**GIVEN EXERCISE**
Exactly the lines from the one with "Clone this chart in Altair." through the one with "0.70529, 0.69284, 0.68070]", inclusive, are to be repeated, and the pictures are not.

**SOURCE DATA**
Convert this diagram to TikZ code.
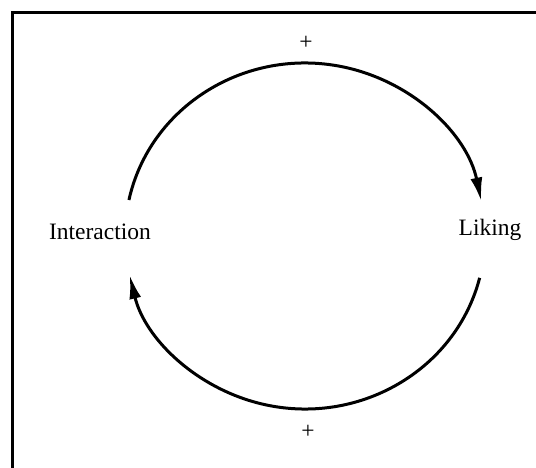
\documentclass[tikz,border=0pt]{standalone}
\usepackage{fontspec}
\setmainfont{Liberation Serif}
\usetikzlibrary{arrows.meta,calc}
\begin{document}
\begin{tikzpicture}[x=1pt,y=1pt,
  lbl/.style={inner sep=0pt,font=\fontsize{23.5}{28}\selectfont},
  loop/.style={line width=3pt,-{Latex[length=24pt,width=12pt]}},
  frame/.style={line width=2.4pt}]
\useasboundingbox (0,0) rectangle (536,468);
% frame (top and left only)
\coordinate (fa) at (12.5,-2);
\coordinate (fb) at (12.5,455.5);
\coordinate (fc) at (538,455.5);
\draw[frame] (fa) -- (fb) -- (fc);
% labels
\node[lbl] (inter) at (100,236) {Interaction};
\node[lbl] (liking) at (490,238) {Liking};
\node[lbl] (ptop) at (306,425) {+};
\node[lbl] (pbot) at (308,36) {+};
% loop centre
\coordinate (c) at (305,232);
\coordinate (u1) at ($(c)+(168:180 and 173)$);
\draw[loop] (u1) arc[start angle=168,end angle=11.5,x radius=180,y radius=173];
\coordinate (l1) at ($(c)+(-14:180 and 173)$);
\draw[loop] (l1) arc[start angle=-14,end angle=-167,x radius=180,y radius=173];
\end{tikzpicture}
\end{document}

==

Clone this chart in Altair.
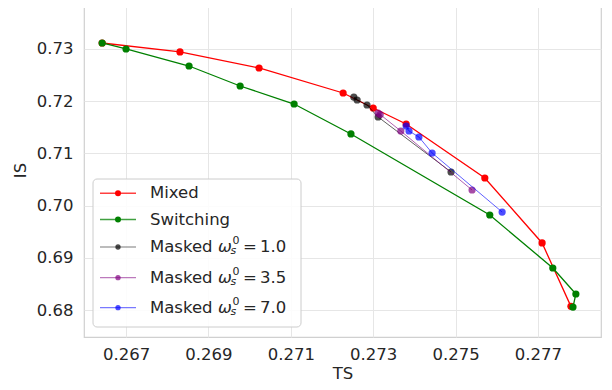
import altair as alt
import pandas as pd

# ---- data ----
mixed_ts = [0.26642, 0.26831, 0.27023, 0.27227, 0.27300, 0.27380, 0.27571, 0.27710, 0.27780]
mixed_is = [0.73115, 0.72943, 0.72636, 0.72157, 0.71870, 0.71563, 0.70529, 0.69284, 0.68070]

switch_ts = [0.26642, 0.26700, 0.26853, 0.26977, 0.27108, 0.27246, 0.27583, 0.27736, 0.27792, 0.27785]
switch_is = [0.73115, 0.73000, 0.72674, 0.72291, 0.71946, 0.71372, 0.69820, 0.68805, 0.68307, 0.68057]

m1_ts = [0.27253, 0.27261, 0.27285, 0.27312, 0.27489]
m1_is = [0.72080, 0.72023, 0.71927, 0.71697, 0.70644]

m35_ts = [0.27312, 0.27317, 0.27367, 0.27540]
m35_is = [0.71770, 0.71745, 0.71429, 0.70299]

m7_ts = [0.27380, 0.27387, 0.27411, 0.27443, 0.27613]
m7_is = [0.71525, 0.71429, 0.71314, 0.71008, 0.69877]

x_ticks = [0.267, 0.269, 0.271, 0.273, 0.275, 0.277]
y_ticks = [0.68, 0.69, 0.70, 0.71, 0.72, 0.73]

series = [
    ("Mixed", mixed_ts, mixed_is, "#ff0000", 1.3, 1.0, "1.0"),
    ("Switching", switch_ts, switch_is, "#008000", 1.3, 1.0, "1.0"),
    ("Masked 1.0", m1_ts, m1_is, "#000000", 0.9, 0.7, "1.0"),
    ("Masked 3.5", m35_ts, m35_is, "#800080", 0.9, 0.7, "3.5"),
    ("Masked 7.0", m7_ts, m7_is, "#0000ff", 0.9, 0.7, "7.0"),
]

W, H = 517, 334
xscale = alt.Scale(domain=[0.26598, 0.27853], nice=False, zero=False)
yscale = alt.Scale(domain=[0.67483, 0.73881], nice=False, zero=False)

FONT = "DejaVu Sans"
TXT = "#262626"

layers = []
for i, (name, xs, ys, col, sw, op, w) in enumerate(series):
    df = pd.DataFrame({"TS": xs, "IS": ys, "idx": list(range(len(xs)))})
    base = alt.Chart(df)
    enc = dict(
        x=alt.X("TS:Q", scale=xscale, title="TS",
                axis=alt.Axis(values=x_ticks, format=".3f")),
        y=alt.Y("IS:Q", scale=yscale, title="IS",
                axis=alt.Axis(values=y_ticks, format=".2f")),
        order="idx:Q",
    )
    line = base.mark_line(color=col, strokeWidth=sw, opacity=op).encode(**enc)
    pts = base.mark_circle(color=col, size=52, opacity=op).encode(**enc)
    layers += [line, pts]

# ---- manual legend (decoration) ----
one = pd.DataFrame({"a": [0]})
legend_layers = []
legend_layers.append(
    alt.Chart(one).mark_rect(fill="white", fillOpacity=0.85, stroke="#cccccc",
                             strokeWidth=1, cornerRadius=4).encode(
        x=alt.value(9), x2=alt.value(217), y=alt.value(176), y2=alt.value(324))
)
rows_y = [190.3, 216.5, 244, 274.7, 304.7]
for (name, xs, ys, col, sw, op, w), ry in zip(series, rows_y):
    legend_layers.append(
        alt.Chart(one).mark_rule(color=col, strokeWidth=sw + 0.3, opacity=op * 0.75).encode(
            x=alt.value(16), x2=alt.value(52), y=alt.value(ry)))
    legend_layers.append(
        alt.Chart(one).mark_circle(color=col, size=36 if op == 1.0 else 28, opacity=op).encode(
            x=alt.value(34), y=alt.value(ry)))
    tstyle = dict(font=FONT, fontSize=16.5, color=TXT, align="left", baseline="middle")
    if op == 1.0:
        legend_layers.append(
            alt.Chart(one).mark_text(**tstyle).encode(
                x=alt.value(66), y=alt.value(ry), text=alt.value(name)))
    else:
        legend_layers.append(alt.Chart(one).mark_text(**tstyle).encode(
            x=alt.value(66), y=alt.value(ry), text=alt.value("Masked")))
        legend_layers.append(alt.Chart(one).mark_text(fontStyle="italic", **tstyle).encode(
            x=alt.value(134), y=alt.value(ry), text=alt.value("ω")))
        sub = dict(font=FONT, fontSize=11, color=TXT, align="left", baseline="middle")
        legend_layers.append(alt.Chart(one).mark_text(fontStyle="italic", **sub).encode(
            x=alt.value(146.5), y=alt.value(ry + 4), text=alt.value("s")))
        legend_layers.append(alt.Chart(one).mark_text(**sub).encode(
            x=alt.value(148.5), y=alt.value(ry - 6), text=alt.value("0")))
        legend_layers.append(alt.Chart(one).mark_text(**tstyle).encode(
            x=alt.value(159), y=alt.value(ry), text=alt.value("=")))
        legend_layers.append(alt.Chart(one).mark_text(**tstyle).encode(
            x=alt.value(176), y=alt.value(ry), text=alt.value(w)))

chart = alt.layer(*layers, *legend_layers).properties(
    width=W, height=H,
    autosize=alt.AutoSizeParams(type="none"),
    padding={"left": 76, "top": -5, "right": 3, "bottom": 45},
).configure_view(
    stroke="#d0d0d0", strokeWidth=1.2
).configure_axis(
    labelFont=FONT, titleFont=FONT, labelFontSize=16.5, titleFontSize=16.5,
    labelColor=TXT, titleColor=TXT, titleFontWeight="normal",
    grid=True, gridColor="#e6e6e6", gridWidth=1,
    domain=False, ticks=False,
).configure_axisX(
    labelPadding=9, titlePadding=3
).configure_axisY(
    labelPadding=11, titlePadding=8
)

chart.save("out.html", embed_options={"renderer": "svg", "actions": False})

**FULL RESPONSE**
Clone this chart in Altair.
import altair as alt
import pandas as pd

# ---- data ----
mixed_ts = [0.26642, 0.26831, 0.27023, 0.27227, 0.27300, 0.27380, 0.27571, 0.27710, 0.27780]
mixed_is = [0.73115, 0.72943, 0.72636, 0.72157, 0.71870, 0.71563, 0.70529, 0.69284, 0.68070]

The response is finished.